→ Work to complete
Give back exactly the lines from the beginning of the listing below to the line holding "import * as", both ends included; the pictures stay out.

→ Material
-.-.-

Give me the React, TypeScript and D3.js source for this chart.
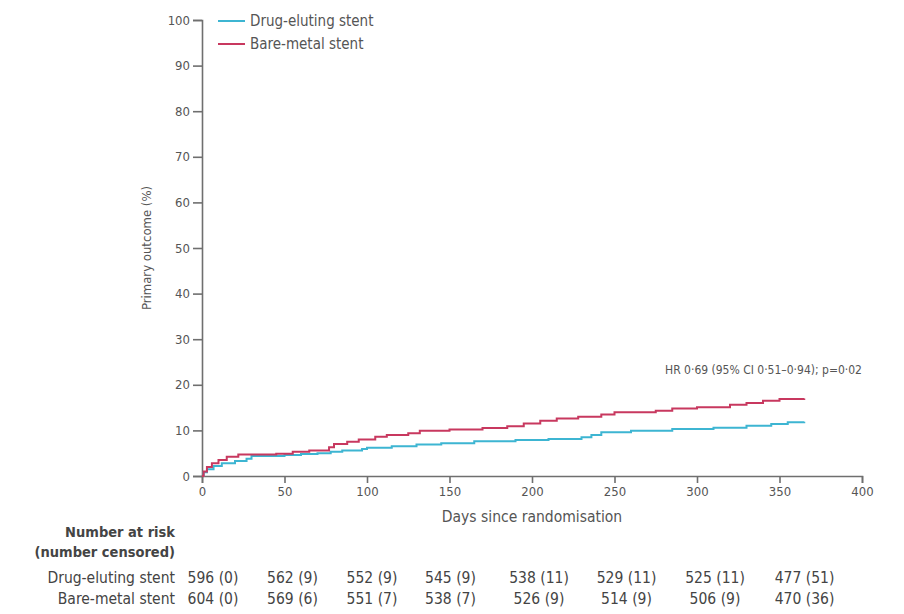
import React, { useEffect, useRef } from "react";
import * as d3 from "d3";

// Kaplan-Meier step points: [day, cumulative %]
const bareMetal: [number, number][] = [
  [0, 0], [1, 1], [3, 2], [6, 2.8], [10, 3.5], [15, 4.2], [22, 4.7], [45, 4.9],
  [55, 5.3], [65, 5.6], [77, 6.3], [80, 7.0], [88, 7.5], [95, 8.0], [105, 8.6],
  [112, 9.0], [125, 9.4], [132, 9.9], [150, 10.2], [170, 10.5], [185, 10.9],
  [195, 11.5], [205, 12.1], [215, 12.6], [228, 13.0], [242, 13.5], [250, 14.0],
  [275, 14.3], [285, 14.8], [300, 15.1], [320, 15.6], [330, 16.0], [340, 16.5],
  [350, 16.9], [365, 17.0],
];

const drugEluting: [number, number][] = [
  [0, 0], [1, 0.8], [3, 1.5], [7, 2.2], [12, 2.8], [20, 3.3], [27, 3.8], [30, 4.4],
  [50, 4.6], [60, 4.8], [70, 5.0], [78, 5.3], [85, 5.6], [97, 5.9], [100, 6.2],
  [115, 6.5], [130, 6.9], [145, 7.2], [165, 7.6], [190, 7.9], [210, 8.1],
  [230, 8.5], [236, 9.0], [242, 9.6], [260, 9.9], [285, 10.3], [310, 10.6],
  [330, 11.0], [345, 11.4], [355, 11.8], [365, 11.9],
];

const riskDays = [0, 50, 100, 150, 200, 250, 300, 350];
const riskDrug = ["596 (0)", "562 (9)", "552 (9)", "545 (9)", "538 (11)", "529 (11)", "525 (11)", "477 (51)"];
const riskBare = ["604 (0)", "569 (6)", "551 (7)", "538 (7)", "526 (9)", "514 (9)", "506 (9)", "470 (36)"];
// the table columns drift right of the ticks in the original layout
const riskShift = [11, 8, 5, 1, 7, 12, 18, 25];

const seriesNames = ["Drug-eluting stent", "Bare-metal stent"];
const seriesColors = ["#3db5d2", "#c8385f"];
const hrText = "HR 0·69 (95% CI 0·51–0·94); p=0·02";

const W = 904;
const H = 614;
const FONT = "'DejaVu Sans Condensed', 'Liberation Sans Narrow', sans-serif";

export default function App() {
  const ref = useRef<SVGSVGElement | null>(null);

  useEffect(() => {
    const svg = d3.select(ref.current);
    svg.selectAll("*").remove();
    svg.attr("font-family", FONT).style("font-stretch", "condensed");

    const x = d3.scaleLinear().domain([0, 400]).range([202, 862]);
    const y = d3.scaleLinear().domain([0, 100]).range([476, 20]);

    const axisColor = "#6f6f6f";
    const textColor = "#555";

    // y axis
    const yAxis = svg.append("g")
      .attr("transform", `translate(${x(0)},0)`)
      .call(d3.axisLeft(y).tickValues(d3.range(0, 101, 10)).tickSize(9).tickPadding(3));
    yAxis.select(".domain").attr("stroke", axisColor).attr("stroke-width", 1.6);
    yAxis.selectAll(".tick line").attr("stroke", axisColor).attr("stroke-width", 1.6);
    yAxis.selectAll(".tick text")
      .attr("fill", textColor).attr("font-size", 13).attr("font-family", FONT);

    // x axis
    const xAxis = svg.append("g")
      .attr("transform", `translate(0,${y(0)})`)
      .call(d3.axisBottom(x).tickValues(d3.range(0, 401, 50)).tickSize(7).tickPadding(4));
    xAxis.select(".domain").attr("stroke", axisColor).attr("stroke-width", 1.6);
    xAxis.selectAll(".tick line").attr("stroke", axisColor).attr("stroke-width", 1.6);
    xAxis.selectAll(".tick text")
      .attr("fill", textColor).attr("font-size", 13).attr("font-family", FONT);

    // axis titles
    svg.append("text")
      .attr("transform", `translate(151,${y(50)}) rotate(-90)`)
      .attr("text-anchor", "middle")
      .attr("font-size", 13).attr("fill", textColor)
      .text("Primary outcome (%)");

    svg.append("text")
      .attr("x", (x(0) + x(400)) / 2).attr("y", 522)
      .attr("text-anchor", "middle")
      .attr("font-size", 15.5).attr("fill", textColor)
      .text("Days since randomisation");

    // curves
    const line = d3.line<[number, number]>()
      .x(d => x(d[0]))
      .y(d => y(d[1]))
      .curve(d3.curveStepAfter);

    [drugEluting, bareMetal].forEach((data, i) => {
      svg.append("path")
        .datum(data)
        .attr("fill", "none")
        .attr("stroke", seriesColors[i])
        .attr("stroke-width", 2)
        .attr("d", line);
    });

    // legend
    seriesNames.forEach((name, i) => {
      const ly = 21 + i * 23;
      svg.append("line")
        .attr("x1", 218).attr("x2", 245).attr("y1", ly).attr("y2", ly)
        .attr("stroke", seriesColors[i]).attr("stroke-width", 2);
      svg.append("text")
        .attr("x", 250).attr("y", ly).attr("dy", "0.35em")
        .attr("font-size", 15).attr("fill", textColor)
        .text(name);
    });

    // hazard ratio
    svg.append("text")
      .attr("x", 862).attr("y", 374)
      .attr("text-anchor", "end")
      .attr("font-size", 12).attr("fill", textColor)
      .text(hrText);

    // number at risk table
    const tbl = svg.append("g").attr("font-size", 15.5).attr("fill", "#444");
    tbl.append("text").attr("x", 175).attr("y", 537).attr("text-anchor", "end")
      .attr("font-size", 14.5).attr("font-weight", "bold").text("Number at risk");
    tbl.append("text").attr("x", 175).attr("y", 557).attr("text-anchor", "end")
      .attr("font-size", 14.5).attr("font-weight", "bold").text("(number censored)");
    tbl.append("text").attr("x", 175).attr("y", 583).attr("text-anchor", "end").text(seriesNames[0]);
    tbl.append("text").attr("x", 175).attr("y", 604).attr("text-anchor", "end").text(seriesNames[1]);

    riskDays.forEach((d, i) => {
      const cx = x(d) + riskShift[i];
      tbl.append("text").attr("x", cx).attr("y", 583).attr("text-anchor", "middle").text(riskDrug[i]);
      tbl.append("text").attr("x", cx).attr("y", 604).attr("text-anchor", "middle").text(riskBare[i]);
    });
  }, []);

  return (
    <svg
      ref={ref}
      width={W}
      height={H}
      style={{ position: "absolute", left: 0, top: 0, background: "#fff" }}
    />
  );
}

-.-.-

→ Reply to the exercise
Give me the React, TypeScript and D3.js source for this chart.
import React, { useEffect, useRef } from "react";
import * as d3 from "d3";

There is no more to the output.